*WHAT NEEDS TO BE DONE:* Exactly the lines from the first line of the records to the line holding "import seaborn as sns" should be duplicated, and nothing more; pictures stay out.

*Entries with chart source code:*
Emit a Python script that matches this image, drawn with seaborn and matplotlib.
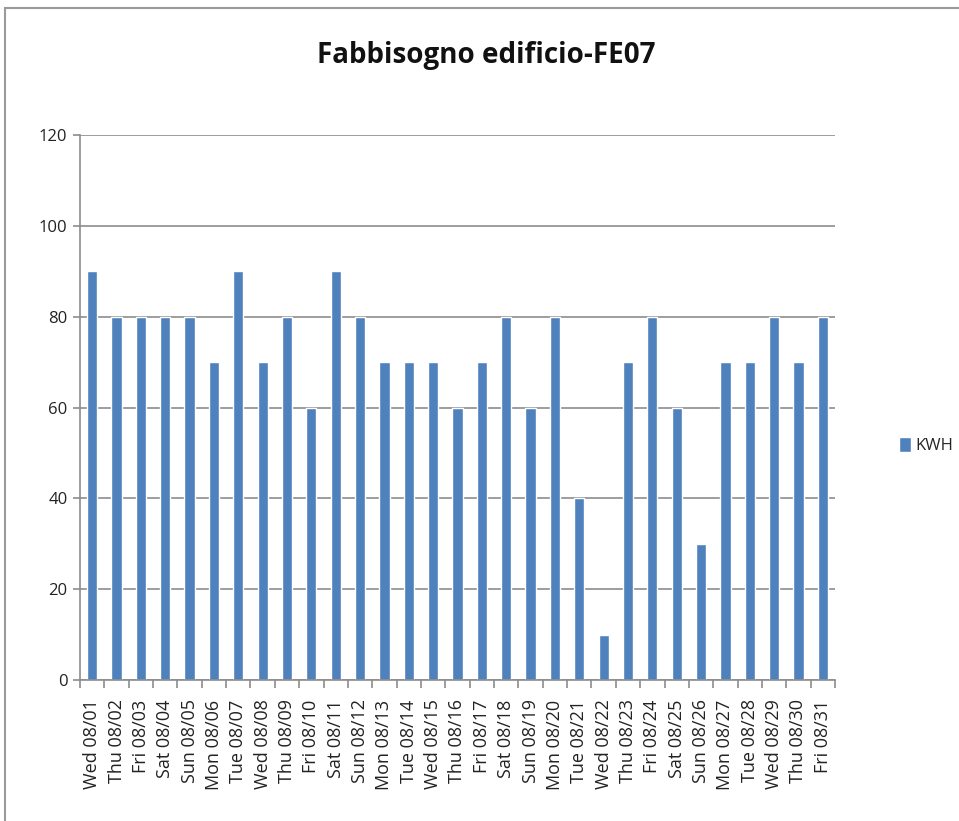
import numpy as np
import pandas as pd
import matplotlib
matplotlib.use("Agg")
import matplotlib.pyplot as plt
from matplotlib.patches import Rectangle
import seaborn as sns

days = ["Wed 08/01", "Thu 08/02", "Fri 08/03", "Sat 08/04", "Sun 08/05", "Mon 08/06",
        "Tue 08/07", "Wed 08/08", "Thu 08/09", "Fri 08/10", "Sat 08/11", "Sun 08/12",
        "Mon 08/13", "Tue 08/14", "Wed 08/15", "Thu 08/16", "Fri 08/17", "Sat 08/18",
        "Sun 08/19", "Mon 08/20", "Tue 08/21", "Wed 08/22", "Thu 08/23", "Fri 08/24",
        "Sat 08/25", "Sun 08/26", "Mon 08/27", "Tue 08/28", "Wed 08/29", "Thu 08/30",
        "Fri 08/31"]
kwh = [90, 80, 80, 80, 80, 70, 90, 70, 80, 60, 90, 80, 70, 70, 70, 60, 70, 80,
       60, 80, 40, 10, 70, 80, 60, 30, 70, 70, 80, 70, 80]
y_ticks = [0, 20, 40, 60, 80, 100, 120]
title = "Fabbisogno edificio-FE07"
series_name = "KWH"

sns.set_style("white")
plt.rcParams["font.family"] = ["Open Sans", "DejaVu Sans"]

df = pd.DataFrame({"day": days, "kwh": kwh})

fig = plt.figure(figsize=(9.59, 8.21), dpi=100)
ax = fig.add_axes([0.0834, 0.1717, 0.7873, 0.6639])

bar_color = "#4F81BD"
sns.barplot(data=df, x="day", y="kwh", color=bar_color, saturation=1,
            width=0.42, ax=ax, label=series_name)

ax.set_xlim(-0.5, len(days) - 0.5)
ax.set_ylim(0, 120)
ax.set_yticks(y_ticks)
ax.set_xlabel("")
ax.set_ylabel("")

grid_col = "#8c8c8c"
ax.yaxis.grid(True, color=grid_col, linewidth=1.2)
ax.set_axisbelow(True)
for s in ["top", "right"]:
    ax.spines[s].set_visible(False)
for s in ["left", "bottom"]:
    ax.spines[s].set_color(grid_col)
    ax.spines[s].set_linewidth(1.2)

ax.tick_params(axis="y", length=5, width=1.2, color=grid_col, labelsize=12,
               labelcolor="#222222", pad=4, left=True)
ax.tick_params(axis="x", which="major", length=0, labelsize=13,
               labelcolor="#222222", pad=14, rotation=90)
ax.set_xticks(np.arange(-0.5, len(days), 1.0), minor=True)
ax.tick_params(axis="x", which="minor", length=6, width=1.2, color=grid_col,
               bottom=True)

fig.text(0.507, 0.932, title, ha="center", va="center", fontsize=20,
         fontweight="bold", family=["Liberation Sans Narrow", "Open Sans", "DejaVu Sans"],
         color="#111111")

leg = ax.legend(loc="center left", bbox_to_anchor=(1.065, 0.43), frameon=False,
                fontsize=12, handlelength=0.7, handleheight=1.0, handletextpad=0.3)

fig.patches.append(Rectangle((5 / 959, -0.01), 1.0, 1 - 8 / 821 + 0.01,
                             transform=fig.transFigure, fill=False,
                             edgecolor="#9a9a9a", linewidth=1.5))

fig.savefig("out.png", dpi=100)
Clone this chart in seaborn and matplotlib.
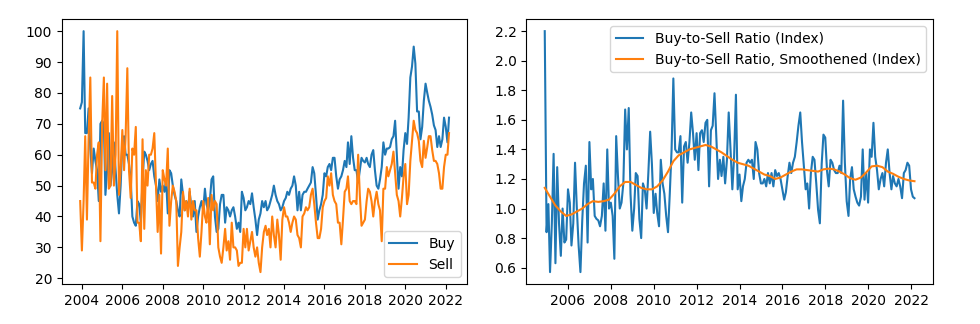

*TASK SOLUTION:*
Emit a Python script that matches this image, drawn with seaborn and matplotlib.
import numpy as np
import pandas as pd
import matplotlib
matplotlib.use("Agg")
import matplotlib.pyplot as plt
from matplotlib.patches import Rectangle
import seaborn as sns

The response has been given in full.